Looking Forward and Backward
CMS explained that its changes to the valuation terms, which take effect on January 19, 2021, were primarily intended to "clarify" existing standards (for both industry and law enforcement) rather than significantly modify requirements. CMS acknowledged comments from stakeholders that FCA case law has "exacerbated the challenge of complying" with Stark Law regulations, and the agency reiterated its intent to balance program integrity concerns against compliance burdens on industry. Accordingly, certain aspects of the final rule emphasize how the new regulations—as well as the discussion of concepts in the preamble—align with CMS's past views. For example, although CMS explained that its special rules regarding compensation supersede prior guidance, CMS also said that the final regulations are "consistent" with positions taken by CMS in the Phase I Stark Law rulemaking. Likewise, CMS characterized its definition of commercially reasonable as "consistent with the guidance [CMS] provided in the 1998 proposed rule." CMS also stated multiple times that the views it expressed with respect to FMV were reflective of the agency's "continued" beliefs. These types of statements could prove useful for health care entities defending past arrangements in connection with FCA litigation or government enforcement activities.
Three Key Takeaways:
- CMS revised the Stark Law regulations to offer clarity to stakeholders on the "big three" valuation requirements that appear in many of the Stark Law exceptions.

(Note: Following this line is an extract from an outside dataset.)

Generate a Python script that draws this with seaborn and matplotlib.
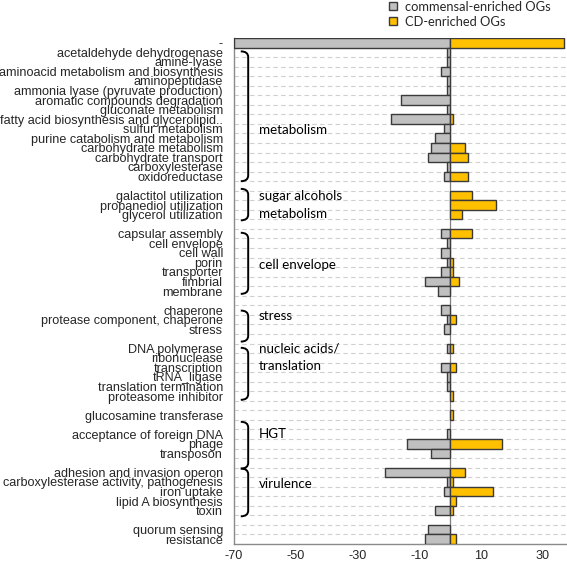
import matplotlib
matplotlib.use("Agg")
import matplotlib.pyplot as plt
import seaborn as sns
import pandas as pd
from matplotlib.path import Path
from matplotlib.patches import PathPatch
from matplotlib.lines import Line2D
from matplotlib.ticker import FixedLocator

# ---------------- data ----------------
categories = [
    "-", "acetaldehyde dehydrogenase", "amine-lyase", "aminoacid metabolism and biosynthesis",
    "aminopeptidase", "ammonia lyase (pyruvate production)", "aromatic compounds degradation",
    "gluconate metabolism", "fatty acid biosynthesis and glycerolipid..", "sulfur metabolism",
    "purine catabolism and metabolism", "carbohydrate metabolism", "carbohydrate transport",
    "carboxylesterase", "oxidoreductase", " ",
    "galactitol utilization", "propanediol utilization", "glycerol utilization", "  ",
    "capsular assembly", "cell envelope", "cell wall", "porin", "transporter", "fimbrial",
    "membrane", "   ",
    "chaperone", "protease component, chaperone", "stress", "    ",
    "DNA polymerase", "ribonuclease", "transcription", "tRNA_ligase", "translation termination",
    "proteasome inhibitor", "     ",
    "glucosamine transferase", "      ",
    "acceptance of foreign DNA", "phage", "transposon", "       ",
    "adhesion and invasion operon", "carboxylesterase activity, pathogenesis", "iron uptake",
    "lipid A biosynthesis", "toxin", "        ",
    "quorum sensing", "resistance",
]
commensal = [
    -70, -1, -1, -3, -1, -1, -16, -1, -19, -2, -5, -6, -7, -1, -2, 0,
    0, 0, 0, 0,
    -3, -1, -3, -1, -3, -8, -4, 0,
    -3, -1, -2, 0,
    -1, 0, -3, -1, -1, 0, 0,
    0, 0,
    -1, -14, -6, 0,
    -21, -1, -2, 0, -5, 0,
    -7, -8,
]
cd_enriched = [
    37, 0, 0, 0, 0, 0, 0, 0, 1, 0, 0, 5, 6, 0, 6, 0,
    7, 15, 4, 0,
    7, 0, 0, 1, 1, 3, 0, 0,
    0, 2, 0, 0,
    1, 0, 2, 0, 0, 1, 0,
    1, 0,
    0, 17, 0, 0,
    5, 1, 14, 2, 1, 0,
    0, 2,
]
series_names = ["commensal-enriched OGs", "CD-enriched OGs"]
x_ticks = [-70, -50, -30, -10, 10, 30]

groups = [  # label, label row, bracket top, bracket bottom
    ("metabolism", 9.1, 0.9, 14.5),
    ("sugar alcohols\nmetabolism", 17.0, 15.3, 18.6),
    ("cell envelope", 23.3, 19.9, 26.3),
    ("stress", 28.6, 28.05, 31.3),
    ("nucleic acids/\ntranslation", 32.9, 31.95, 37.4),
    ("HGT", 41.0, 39.7, 44.6),
    ("virulence", 46.2, 44.6, 49.6),
]

rows = []
for c, v in zip(categories, commensal):
    if v != 0:
        rows.append((c, v, series_names[0]))
for c, v in zip(categories, cd_enriched):
    if v != 0:
        rows.append((c, v, series_names[1]))
df = pd.DataFrame(rows, columns=["category", "value", "series"])

# ---------------- figure ----------------
sns.set_style("white")
plt.rcParams["font.family"] = ["Liberation Sans", "DejaVu Sans"]

fig = plt.figure(figsize=(5.67, 5.63), dpi=100)
ax = fig.add_axes([234 / 567, 1 - 544 / 563, 332 / 567, (544 - 38) / 563])

gray = "#C0C0C0"
gold = "#FFC000"
sns.barplot(data=df, x="value", y="category", hue="series", order=categories,
            hue_order=series_names, palette=[gray, gold], saturation=1, dodge=False,
            width=1.0, orient="h", edgecolor="#3a3a3a", linewidth=1.0, legend=False,
            ax=ax, zorder=3)

ax.set_xlim(-70, 37.6)
ax.set_ylim(len(categories) - 0.5, -0.5)
ax.set_xticks(x_ticks)
ax.set_xticklabels([str(t) for t in x_ticks])
ax.set_xlabel("")
ax.set_ylabel("")

# dashed gridlines at category boundaries
ax.yaxis.set_minor_locator(FixedLocator([i + 0.5 for i in range(len(categories) - 1)]))
ax.grid(False)
ax.grid(which="minor", axis="y", linestyle=(0, (4, 3)), color="#cfcfcf", linewidth=0.8, zorder=0)
ax.tick_params(axis="y", which="both", length=0, pad=8, labelsize=9.1)
ax.tick_params(axis="x", length=0, pad=4, labelsize=9.1)
ax.axvline(0, color="#7f7f7f", linewidth=0.9, zorder=2)

for s in ["top", "right"]:
    ax.spines[s].set_visible(False)
for s in ["left", "bottom"]:
    ax.spines[s].set_color("#8a8a8a")
    ax.spines[s].set_linewidth(1.0)

# group brackets and labels
xl, xv = -67.8, -65.4
for label, ly, top, bot in groups:
    verts = [(xl, top), (xv, top), (xv, top + 0.6), (xv, bot - 0.6), (xv, bot), (xl, bot)]
    codes = [Path.MOVETO, Path.CURVE3, Path.CURVE3, Path.LINETO, Path.CURVE3, Path.CURVE3]
    ax.add_patch(PathPatch(Path(verts, codes), facecolor="none", edgecolor="black",
                           linewidth=1.4, zorder=4, clip_on=False))
    ax.text(-61.9, ly, label, fontsize=9.6, family=["Lato", "DejaVu Sans"],
            va="center", ha="left", linespacing=1.55, zorder=5, color="black")

handles = [Line2D([], [], marker="s", linestyle="none", markersize=5.5,
                  markerfacecolor=c, markeredgecolor="#3a3a3a", markeredgewidth=1.0)
           for c in (gray, gold)]
fig.legend(handles, series_names, loc="upper left", bbox_to_anchor=(380 / 567, 1.012),
           frameon=False, handlelength=0.8, handletextpad=0.5, labelspacing=0.2,
           borderpad=0.1, prop={"family": "Lato", "size": 9.3})

fig.savefig("out.png", dpi=100)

- Notable changes include a new definition of commercial reasonableness that specifies that an arrangement need not be profitable to be commercially reasonable, an objective correlative test for determining whether compensation takes into account the volume or value of referrals, and distinct, restructured definitions for the terms "fair market value" and "general market value."
- CMS expressed that the majority of its changes are intended to reduce burdens on the health care industry and law enforcement. Even so, health care organizations should consider reviewing documentation associated with physician arrangements for consistency with the new regulations and accompanying guidance from CMS in the preamble to the final rule.